Required task
From the first line of the data through the line containing "from bokeh.resources import INLINE", return each line exactly.
□ □ □ □
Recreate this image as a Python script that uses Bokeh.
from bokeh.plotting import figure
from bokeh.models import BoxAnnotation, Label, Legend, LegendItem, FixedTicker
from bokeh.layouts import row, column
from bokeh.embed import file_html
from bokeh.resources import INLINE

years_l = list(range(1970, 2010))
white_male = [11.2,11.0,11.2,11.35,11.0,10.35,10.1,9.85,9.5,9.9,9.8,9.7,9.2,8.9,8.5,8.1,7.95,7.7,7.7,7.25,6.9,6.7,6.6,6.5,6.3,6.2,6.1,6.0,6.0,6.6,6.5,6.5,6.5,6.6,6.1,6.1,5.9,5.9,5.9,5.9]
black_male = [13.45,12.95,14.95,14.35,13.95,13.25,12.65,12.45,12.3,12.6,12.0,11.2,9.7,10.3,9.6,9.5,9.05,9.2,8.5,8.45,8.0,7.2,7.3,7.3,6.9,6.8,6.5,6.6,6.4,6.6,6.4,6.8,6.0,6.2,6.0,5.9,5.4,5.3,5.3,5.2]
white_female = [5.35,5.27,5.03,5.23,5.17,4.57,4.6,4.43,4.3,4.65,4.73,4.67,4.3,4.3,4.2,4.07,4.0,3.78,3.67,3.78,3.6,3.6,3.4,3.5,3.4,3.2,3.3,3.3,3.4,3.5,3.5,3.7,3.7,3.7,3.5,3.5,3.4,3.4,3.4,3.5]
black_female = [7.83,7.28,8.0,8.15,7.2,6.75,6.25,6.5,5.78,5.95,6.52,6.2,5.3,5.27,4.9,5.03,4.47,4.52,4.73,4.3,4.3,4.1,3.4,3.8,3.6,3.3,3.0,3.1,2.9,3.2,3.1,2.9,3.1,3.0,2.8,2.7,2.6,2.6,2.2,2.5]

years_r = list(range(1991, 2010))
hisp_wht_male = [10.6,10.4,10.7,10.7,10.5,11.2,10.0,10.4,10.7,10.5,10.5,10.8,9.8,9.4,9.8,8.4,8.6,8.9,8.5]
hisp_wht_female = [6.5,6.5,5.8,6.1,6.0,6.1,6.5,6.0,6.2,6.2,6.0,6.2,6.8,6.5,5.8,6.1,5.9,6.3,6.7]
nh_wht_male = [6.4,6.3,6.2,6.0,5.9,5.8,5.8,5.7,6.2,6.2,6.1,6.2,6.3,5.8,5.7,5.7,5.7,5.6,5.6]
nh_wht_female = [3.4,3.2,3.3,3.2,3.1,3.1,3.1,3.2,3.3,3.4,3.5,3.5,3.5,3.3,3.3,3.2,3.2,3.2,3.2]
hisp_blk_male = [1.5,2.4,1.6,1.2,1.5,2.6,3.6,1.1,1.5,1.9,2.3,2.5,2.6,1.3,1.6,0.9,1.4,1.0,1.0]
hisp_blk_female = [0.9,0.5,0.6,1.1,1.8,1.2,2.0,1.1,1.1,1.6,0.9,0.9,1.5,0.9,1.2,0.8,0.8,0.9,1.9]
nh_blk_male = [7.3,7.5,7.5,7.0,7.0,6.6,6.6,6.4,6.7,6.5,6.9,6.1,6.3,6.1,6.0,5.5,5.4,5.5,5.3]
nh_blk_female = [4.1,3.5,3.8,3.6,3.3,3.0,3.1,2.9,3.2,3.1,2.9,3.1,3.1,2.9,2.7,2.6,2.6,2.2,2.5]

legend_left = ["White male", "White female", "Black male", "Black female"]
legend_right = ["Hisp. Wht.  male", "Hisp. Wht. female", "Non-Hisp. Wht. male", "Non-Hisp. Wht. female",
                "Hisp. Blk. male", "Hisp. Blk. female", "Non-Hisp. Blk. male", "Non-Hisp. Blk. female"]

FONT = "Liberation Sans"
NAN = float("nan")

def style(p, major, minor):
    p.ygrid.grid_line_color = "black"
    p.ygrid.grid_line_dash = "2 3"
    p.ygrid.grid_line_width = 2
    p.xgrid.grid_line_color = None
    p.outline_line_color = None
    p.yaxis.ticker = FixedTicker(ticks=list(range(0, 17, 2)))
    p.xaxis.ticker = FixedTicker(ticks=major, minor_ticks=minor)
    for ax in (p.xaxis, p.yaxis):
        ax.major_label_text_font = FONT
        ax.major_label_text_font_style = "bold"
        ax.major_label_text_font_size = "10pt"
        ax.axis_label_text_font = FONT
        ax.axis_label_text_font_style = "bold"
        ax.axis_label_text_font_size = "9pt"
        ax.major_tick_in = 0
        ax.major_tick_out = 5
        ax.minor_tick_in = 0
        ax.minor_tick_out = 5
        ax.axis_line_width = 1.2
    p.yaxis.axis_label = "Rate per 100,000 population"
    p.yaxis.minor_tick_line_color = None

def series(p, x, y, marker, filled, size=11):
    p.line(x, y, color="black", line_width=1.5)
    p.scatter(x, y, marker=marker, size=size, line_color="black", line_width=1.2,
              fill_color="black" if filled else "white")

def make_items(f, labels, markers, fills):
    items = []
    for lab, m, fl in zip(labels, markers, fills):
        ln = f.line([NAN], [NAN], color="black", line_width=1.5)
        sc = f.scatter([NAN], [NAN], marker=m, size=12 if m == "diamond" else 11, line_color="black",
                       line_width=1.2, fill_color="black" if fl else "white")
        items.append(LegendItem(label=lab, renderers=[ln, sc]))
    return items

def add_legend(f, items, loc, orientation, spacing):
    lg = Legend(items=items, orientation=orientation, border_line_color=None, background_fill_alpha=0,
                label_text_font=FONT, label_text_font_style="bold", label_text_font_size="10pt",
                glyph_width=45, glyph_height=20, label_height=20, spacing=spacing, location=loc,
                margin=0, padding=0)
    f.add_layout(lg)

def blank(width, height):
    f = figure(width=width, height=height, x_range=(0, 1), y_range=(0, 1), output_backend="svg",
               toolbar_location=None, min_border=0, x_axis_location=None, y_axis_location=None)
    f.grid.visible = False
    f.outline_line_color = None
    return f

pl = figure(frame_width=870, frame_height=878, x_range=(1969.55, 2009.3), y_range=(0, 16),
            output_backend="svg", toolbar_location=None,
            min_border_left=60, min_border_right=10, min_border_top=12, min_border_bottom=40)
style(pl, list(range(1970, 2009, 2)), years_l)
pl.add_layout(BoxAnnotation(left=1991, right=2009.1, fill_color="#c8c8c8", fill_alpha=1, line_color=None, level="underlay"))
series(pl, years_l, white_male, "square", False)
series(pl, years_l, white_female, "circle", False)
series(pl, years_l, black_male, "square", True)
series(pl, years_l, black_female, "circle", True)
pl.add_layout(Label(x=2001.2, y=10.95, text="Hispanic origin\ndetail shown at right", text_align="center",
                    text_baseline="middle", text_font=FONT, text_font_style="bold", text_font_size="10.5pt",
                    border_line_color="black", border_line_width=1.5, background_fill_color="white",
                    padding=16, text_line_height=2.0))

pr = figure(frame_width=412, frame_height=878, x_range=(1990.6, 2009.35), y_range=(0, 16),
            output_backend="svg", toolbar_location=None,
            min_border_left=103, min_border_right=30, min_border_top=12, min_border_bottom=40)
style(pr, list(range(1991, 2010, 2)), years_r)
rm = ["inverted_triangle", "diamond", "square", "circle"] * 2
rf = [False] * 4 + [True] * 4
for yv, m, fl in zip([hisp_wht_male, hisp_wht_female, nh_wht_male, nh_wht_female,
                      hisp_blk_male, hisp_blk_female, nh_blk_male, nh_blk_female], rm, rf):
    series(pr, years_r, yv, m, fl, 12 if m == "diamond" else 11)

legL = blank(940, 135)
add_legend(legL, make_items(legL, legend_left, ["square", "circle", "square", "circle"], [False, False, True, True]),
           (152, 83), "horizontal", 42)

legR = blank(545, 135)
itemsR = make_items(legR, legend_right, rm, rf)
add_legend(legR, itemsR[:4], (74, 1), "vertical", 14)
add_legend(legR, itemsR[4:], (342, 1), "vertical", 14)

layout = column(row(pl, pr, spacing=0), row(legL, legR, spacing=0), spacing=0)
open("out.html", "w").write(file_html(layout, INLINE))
□ □ □ □
Output for this task
Recreate this image as a Python script that uses Bokeh.
from bokeh.plotting import figure
from bokeh.models import BoxAnnotation, Label, Legend, LegendItem, FixedTicker
from bokeh.layouts import row, column
from bokeh.embed import file_html
from bokeh.resources import INLINE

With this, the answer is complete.